Revisiting Tree-Sliced Wasserstein Distance Through the Lens of the Fermat–Weber Problem
Abstract
Tree-Sliced methods have emerged as an efficient and expressive alternative to the traditional Sliced Wasserstein distance, replacing one-dimensional projections with tree-structured metric spaces and leveraging a splitting mechanism to better capture the underlying topological structure of integration domains while maintaining low computational cost. At the core of this framework is the Tree-Sliced Wasserstein (TSW) distance, defined over probability measures in Euclidean spaces, along with several variants designed to enhance its performance.
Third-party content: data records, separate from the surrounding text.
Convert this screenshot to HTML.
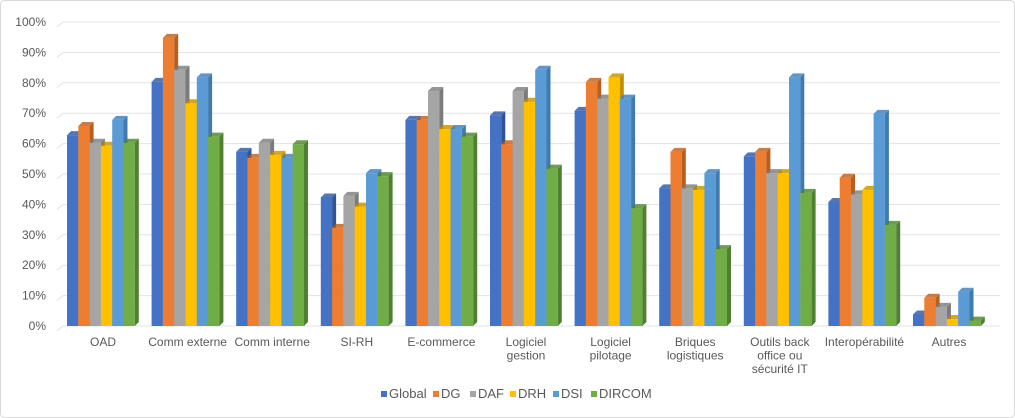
<!DOCTYPE html>
<html><head><meta charset="utf-8"><style>
html,body{margin:0;padding:0;background:#fff;}
svg{display:block;font-family:"Liberation Sans",sans-serif;}
</style></head><body>
<svg id="c" width="1015" height="418" viewBox="0 0 1015 418" xmlns="http://www.w3.org/2000/svg">
<rect x="0.5" y="0.5" width="1014" height="417" rx="4" fill="#fff" stroke="#d9d9d9"/>
<g id="grid" stroke="#e3e3e3" stroke-width="1"></g>
<g id="ylab" font-size="12" fill="#595959" text-anchor="end"></g>
<g id="bars"></g>
<g id="xlab" font-size="12" fill="#595959" text-anchor="middle"></g>
<g id="leg" font-size="13" fill="#595959"></g>
</svg>
<script>
const ns="http://www.w3.org/2000/svg";
function el(p,t,a,txt){const e=document.createElementNS(ns,t);for(const k in a)e.setAttribute(k,a[k]);if(txt!==undefined)e.textContent=txt;document.getElementById(p).appendChild(e);return e;}
const y0=326,py=3.04;
const Y=v=>y0-v*py;
for(let i=0;i<=10;i++){const y=Y(i*10);
el("grid","line",{x1:63,y1:y,x2:1000,y2:y});
el("grid","line",{x1:57,y1:y+5,x2:63,y2:y});
el("ylab","text",{x:46,y:y+4},(i*10)+"%");}
const cols=["#4472C4","#ED7D31","#A5A5A5","#FFC000","#5B9BD5","#70AD47"];
const dark=["#2F5597","#B85F1F","#7B7B7B","#C09000","#3F7AB0","#4E8030"];
const data=[
[63.5,66.5,61,60,68.5,61],[81,95.5,85,74,82.5,63],[58,56,61,57,56,60.5],[43,33,43.5,40,51,50],
[68.5,68.5,78,65.5,65.5,63],[70,60.5,78,74.5,85,52.5],[71.5,81,75.5,82.5,75.5,39.5],
[46,58,46,45.5,51,26],[56.5,58,51,51,82.5,44.5],[41.5,49.5,44,45.5,70.5,34],[4.5,10,7,3,12,2.5]];
const labels=[["OAD"],["Comm externe"],["Comm interne"],["SI-RH"],["E-commerce"],["Logiciel","gestion"],["Logiciel","pilotage"],["Briques","logistiques"],["Outils back","office ou","sécurité IT"],["Interopérabilité"],["Autres"]];
const bw=11.3,d=4;
data.forEach((g,ci)=>{const x0=67+ci*84.6;
g.forEach((v0,si)=>{const v=v0+0.6;const x=x0+si*bw;const t=Y(v);
el("bars","rect",{x:x,y:t+d,width:bw,height:y0-t-d,fill:cols[si]});
el("bars","polygon",{points:`${x+bw},${t+d} ${x+bw+d},${t} ${x+bw+d},${y0-d} ${x+bw},${y0}`,fill:dark[si]});
el("bars","polygon",{points:`${x},${t+d} ${x+d},${t} ${x+bw+d},${t} ${x+bw},${t+d}`,fill:dark[si],opacity:0.8});
});
labels[ci].forEach((l,li)=>el("xlab","text",{x:x0+36,y:346+li*13.5},l));
});
const leg=["Global","DG","DAF","DRH","DSI","DIRCOM"];
const lx=[381,433,470,510,553,591];
leg.forEach((n,i)=>{el("leg","rect",{x:lx[i],y:391,width:6,height:6,fill:cols[i]});el("leg","text",{x:lx[i]+8,y:398},n);});
</script>
</body></html>
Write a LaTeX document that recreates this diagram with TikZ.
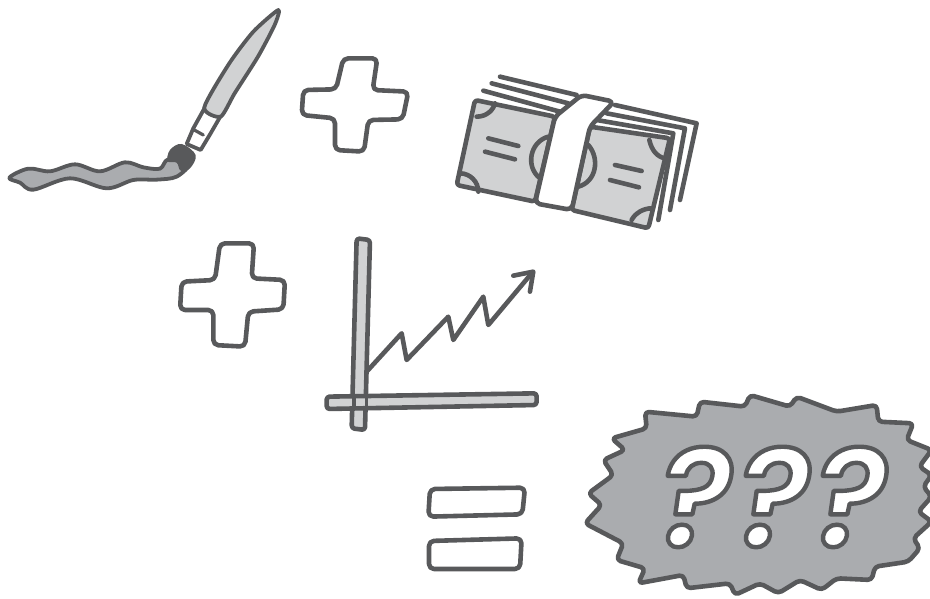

A fundamental distinction between SW and TSW lies in their sampling strategies—a component explored in the context of SW but often overlooked in comparisons. This omission is significant: whereas SW relies exclusively on directional projections, TSW incorporates both directional and positional information through its tree-based construction. This enhanced spatial sensitivity enables TSW to reflect the geometric structure of the underlying data more accurately. Building on this insight, we propose a novel variant of TSW that explicitly leverages positional information in its design. Inspired by the classical Fermat–Weber problem—which seeks a point minimizing the sum of distances to a given set of points—we introduce the Fermat–Weber Tree-Sliced Wasserstein (FW-TSW) distance. By incorporating geometric median principles into the tree construction process, FW-TSW notably further improves the performance of TSW while preserving its low computational cost. These improvements are empirically validated across diverse experiments, including diffusion model training and gradient flow.